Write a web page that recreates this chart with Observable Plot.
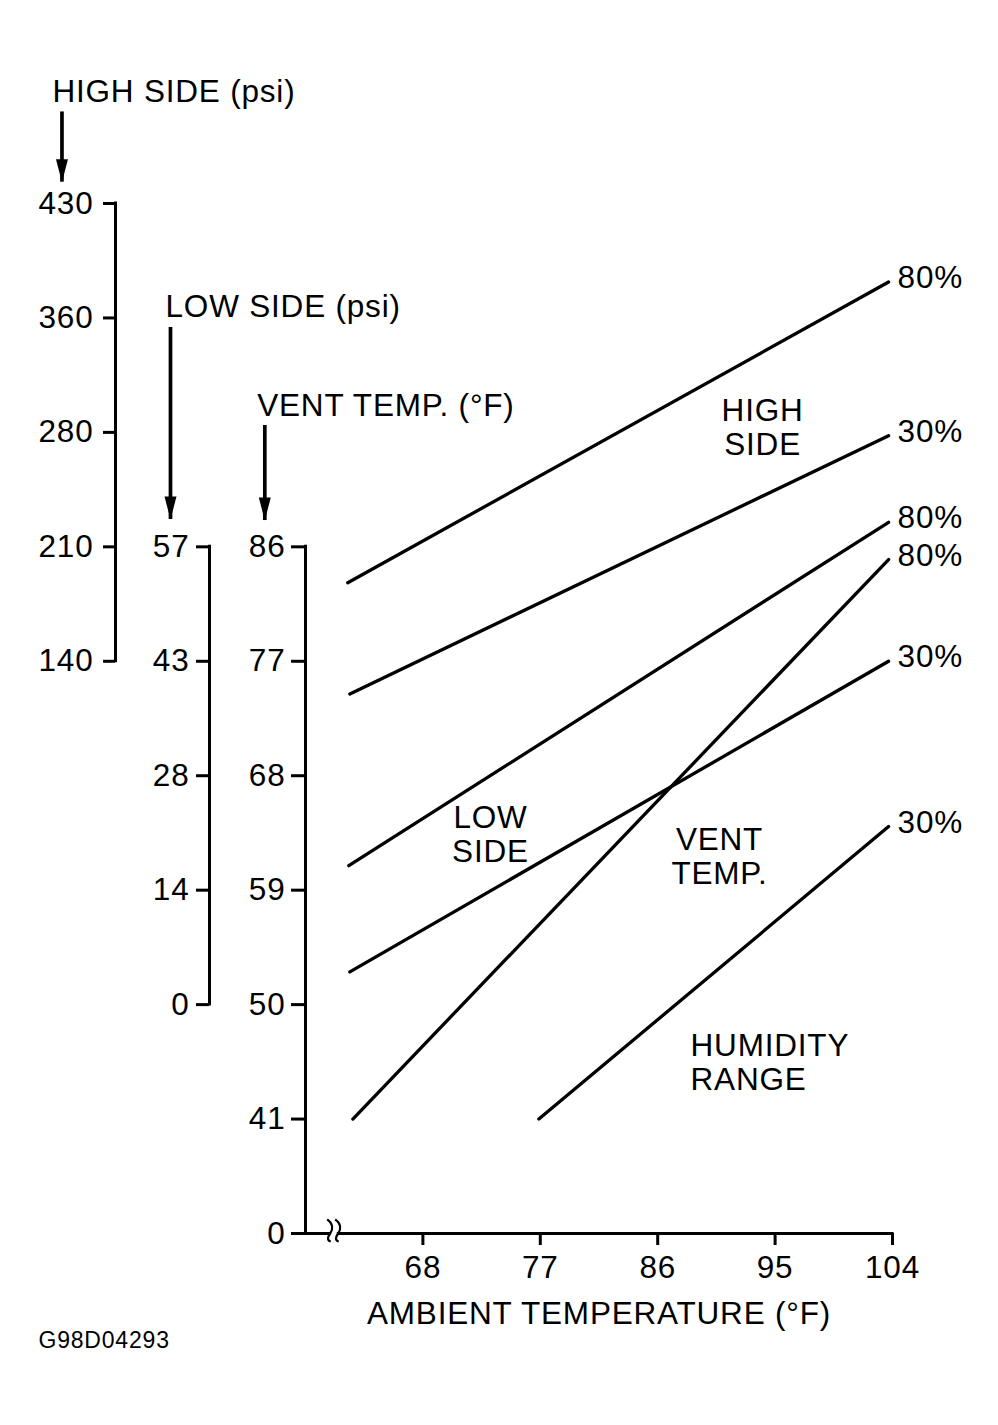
<!DOCTYPE html>
<html>
<head>
<meta charset="utf-8">
<script src="https://cdn.jsdelivr.net/npm/d3@7"></script>
<script src="https://cdn.jsdelivr.net/npm/@observablehq/plot@0.6"></script>
<style>
  html, body { margin: 0; padding: 0; background: #fff; }
  #chart svg { display: block; }
</style>
</head>
<body>
<div id="chart"></div>
<script>
// ---------- data ----------
const ambientTicks = [68, 77, 86, 95, 104];          // °F, x axis
const ventTicks = [0, 41, 50, 59, 68, 77, 86];       // °F, "0" sits at the axis break
const ventBreak = 32;                                 // grid position of the "0" label
const lowTicks = [0, 14, 28, 43, 57];                 // psi
const lowAt = [50, 59, 68, 77, 86];                   // vent-temp grid rows where low-side ticks sit
const highTicks = [140, 210, 280, 360, 430];          // psi
const highAt = [77, 86, 95, 104, 113];                // vent-temp grid rows where high-side ticks sit

// [ambient °F, value in own units]
const highSide80 = [[62.24, 188], [103.7, 382]];
const highSide30 = [[62.4, 120], [103.7, 278]];
const lowSide80 = [[62.32, 17], [103.7, 60]];
const lowSide30 = [[62.4, 4], [103.7, 43]];
const ventTemp80 = [[62.63, 41], [103.7, 85]];
const ventTemp30 = [[76.89, 41], [103.7, 64]];

const headerNames = ["HIGH SIDE (psi)", "LOW SIDE (psi)", "VENT TEMP. (°F)"];
const regionNames = ["HIGH\nSIDE", "LOW\nSIDE", "VENT\nTEMP.", "HUMIDITY\nRANGE"];
const xTitle = "AMBIENT TEMPERATURE (°F)";
const figureId = "G98D04293";

// ---------- unit converters onto the common grid ----------
const highToGrid = d3.scaleLinear().domain(highTicks).range(highAt);
const lowToGrid = d3.scaleLinear().domain(lowTicks).range(lowAt);
const ventToGrid = v => v;

const curves = [
  {id: "high80", pct: "80%", pts: highSide80, f: highToGrid},
  {id: "high30", pct: "30%", pts: highSide30, f: highToGrid},
  {id: "low80", pct: "80%", pts: lowSide80, f: lowToGrid},
  {id: "low30", pct: "30%", pts: lowSide30, f: lowToGrid},
  {id: "vent80", pct: "80%", pts: ventTemp80, f: ventToGrid},
  {id: "vent30", pct: "30%", pts: ventTemp30, f: ventToGrid}
];
const rows = curves.flatMap(c => c.pts.map(([a, v]) => ({id: c.id, pct: c.pct, ambient: a, y: c.f(v)})));
const ends = curves.map(c => {
  const [a, v] = c.pts[c.pts.length - 1];
  return {pct: c.pct, ambient: a, y: c.f(v)};
});

// annotation placement (data units of the chart)
const headers = [
  {text: headerNames[0], x: 39.6, y: 121.8, ax: 40.33, top: 120.2, tip: 114.68},
  {text: headerNames[1], x: 48.27, y: 104.9, ax: 48.65, top: 103.25, tip: 88.15},
  {text: headerNames[2], x: 55.3, y: 97.1, ax: 55.88, top: 95.54, tip: 88.07}
];
const regions = [
  {text: regionNames[0], x: 94.04, y: 95.41, anchor: "middle"},
  {text: regionNames[1], x: 73.18, y: 63.39, anchor: "middle"},
  {text: regionNames[2], x: 90.74, y: 61.65, anchor: "middle"},
  {text: regionNames[3], x: 88.52, y: 45.45, anchor: "start"}
];

// filled arrow head, tip at the anchor point
const arrowHead = {
  draw(ctx) {
    ctx.moveTo(0, 0);
    ctx.lineTo(-6, -23);
    ctx.lineTo(6, -23);
    ctx.closePath();
  }
};
// axis-break glyph: two wavy strokes
const breakGlyph = {
  draw(ctx) {
    for (const o of [-4, 4]) {
      ctx.moveTo(o - 3, -14);
      ctx.bezierCurveTo(o + 3, -10, o + 3, -4, o, 0);
      ctx.bezierCurveTo(o - 3, 4, o - 3, 7, o + 0.5, 8);
    }
  }
};

const xMin = 59, xMax = 104;
const gapFrom = 60.85, gapTo = 61.55;

const chart = Plot.plot({
  width: 998,
  height: 1425,
  marginLeft: 305,
  marginRight: 106,
  marginTop: 203,
  marginBottom: 192,
  x: {domain: [xMin, xMax]},
  y: {domain: [ventBreak, highAt[highAt.length - 1]]},
  style: {
    fontFamily: "'Liberation Sans', Arial, Helvetica, sans-serif",
    fontSize: "31.5px",
    letterSpacing: "0.8px",
    background: "#fff",
    color: "#000",
    overflow: "visible"
  },
  marks: [
    // axis lines
    Plot.ruleX([xMin], {y1: ventBreak, y2: ventTicks[ventTicks.length - 1], strokeWidth: 3, strokeLinecap: "square"}),
    Plot.ruleX([xMin], {y1: lowAt[0], y2: lowAt[lowAt.length - 1], dx: -96, strokeWidth: 3, strokeLinecap: "square"}),
    Plot.ruleX([xMin], {y1: highAt[0], y2: highAt[highAt.length - 1], dx: -190, strokeWidth: 3, strokeLinecap: "square"}),
    Plot.ruleY([ventBreak], {x1: xMin, x2: gapFrom, strokeWidth: 3, strokeLinecap: "square"}),
    Plot.ruleY([ventBreak], {x1: gapTo, x2: xMax, strokeWidth: 3, strokeLinecap: "square"}),
    Plot.dot([ventBreak], {x: (gapFrom + gapTo) / 2, y: d => d, dy: 0, symbol: breakGlyph, fill: "none", stroke: "#000", strokeWidth: 2.2}),

    // axes
    Plot.axisX(ambientTicks, {anchor: "bottom", tickSize: 12, tickPadding: 10, strokeWidth: 3, label: null}),
    Plot.axisY(ventTicks.map(v => v === 0 ? ventBreak : v), {
      anchor: "left", tickSize: 14, tickPadding: 6, strokeWidth: 3, label: null,
      tickFormat: d => d === ventBreak ? "0" : String(d)
    }),
    Plot.axisY(lowAt, {
      anchor: "left", dx: -96, tickSize: 13, tickPadding: 7, strokeWidth: 3, label: null,
      tickFormat: d => String(lowTicks[lowAt.indexOf(d)])
    }),
    Plot.axisY(highAt, {
      anchor: "left", dx: -190, tickSize: 12, tickPadding: 10, strokeWidth: 3, label: null,
      tickFormat: d => String(highTicks[highAt.indexOf(d)])
    }),

    // data lines
    Plot.line(rows, {x: "ambient", y: "y", z: "id", stroke: "#000", strokeWidth: 3.3}),
    Plot.text(ends, {x: "ambient", y: "y", text: "pct", textAnchor: "start", dx: 9, dy: -4}),

    // header labels with arrows
    Plot.text(headers, {x: "x", y: "y", text: "text", textAnchor: "start"}),
    Plot.ruleX(headers, {x: "ax", y1: "top", y2: "tip", strokeWidth: 3.7}),
    Plot.dot(headers, {x: "ax", y: "tip", symbol: arrowHead, fill: "#000", stroke: "none"}),

    // region labels
    Plot.text(regions.filter(d => d.anchor === "middle"), {x: "x", y: "y", text: "text", textAnchor: "middle", lineHeight: 1.075}),
    Plot.text(regions.filter(d => d.anchor === "start"), {x: "x", y: "y", text: "text", textAnchor: "start", lineHeight: 1.075}),

    // x axis title and figure id
    Plot.text([xTitle], {text: d => d, frameAnchor: "bottom", dy: 90}),
    Plot.text([figureId], {x: 38.53, y: 23.59, text: d => d, textAnchor: "start", fontSize: 23, letterSpacing: 0})
  ]
});

document.getElementById("chart").appendChild(chart);
</script>
</body>
</html>
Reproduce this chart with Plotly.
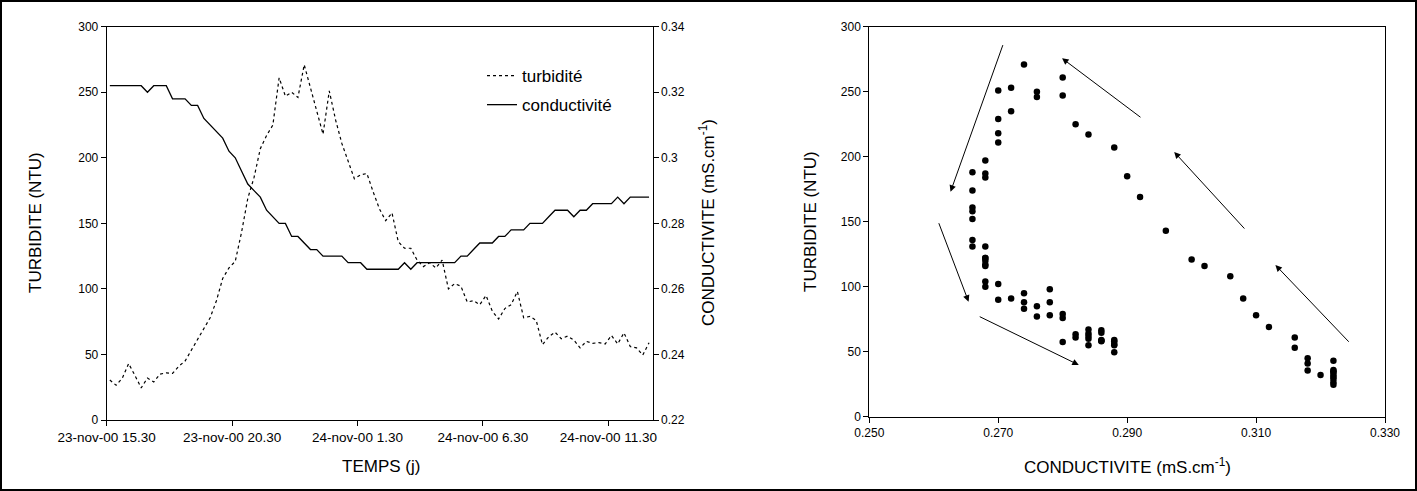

TASK DIRECTIONS: Write out, word for word, the lines from the start of the data through the one holding "const ventToGrid = v => v;". Omit pictures.

FINAL ANSWER:
Write a web page that recreates this chart with Observable Plot.
<!DOCTYPE html>
<html>
<head>
<meta charset="utf-8">
<script src="https://cdn.jsdelivr.net/npm/d3@7"></script>
<script src="https://cdn.jsdelivr.net/npm/@observablehq/plot@0.6"></script>
<style>
  html, body { margin: 0; padding: 0; background: #fff; }
  #chart svg { display: block; }
</style>
</head>
<body>
<div id="chart"></div>
<script>
// ---------- data ----------
const ambientTicks = [68, 77, 86, 95, 104];          // °F, x axis
const ventTicks = [0, 41, 50, 59, 68, 77, 86];       // °F, "0" sits at the axis break
const ventBreak = 32;                                 // grid position of the "0" label
const lowTicks = [0, 14, 28, 43, 57];                 // psi
const lowAt = [50, 59, 68, 77, 86];                   // vent-temp grid rows where low-side ticks sit
const highTicks = [140, 210, 280, 360, 430];          // psi
const highAt = [77, 86, 95, 104, 113];                // vent-temp grid rows where high-side ticks sit

// [ambient °F, value in own units]
const highSide80 = [[62.24, 188], [103.7, 382]];
const highSide30 = [[62.4, 120], [103.7, 278]];
const lowSide80 = [[62.32, 17], [103.7, 60]];
const lowSide30 = [[62.4, 4], [103.7, 43]];
const ventTemp80 = [[62.63, 41], [103.7, 85]];
const ventTemp30 = [[76.89, 41], [103.7, 64]];

const headerNames = ["HIGH SIDE (psi)", "LOW SIDE (psi)", "VENT TEMP. (°F)"];
const regionNames = ["HIGH\nSIDE", "LOW\nSIDE", "VENT\nTEMP.", "HUMIDITY\nRANGE"];
const xTitle = "AMBIENT TEMPERATURE (°F)";
const figureId = "G98D04293";

// ---------- unit converters onto the common grid ----------
const highToGrid = d3.scaleLinear().domain(highTicks).range(highAt);
const lowToGrid = d3.scaleLinear().domain(lowTicks).range(lowAt);
const ventToGrid = v => v;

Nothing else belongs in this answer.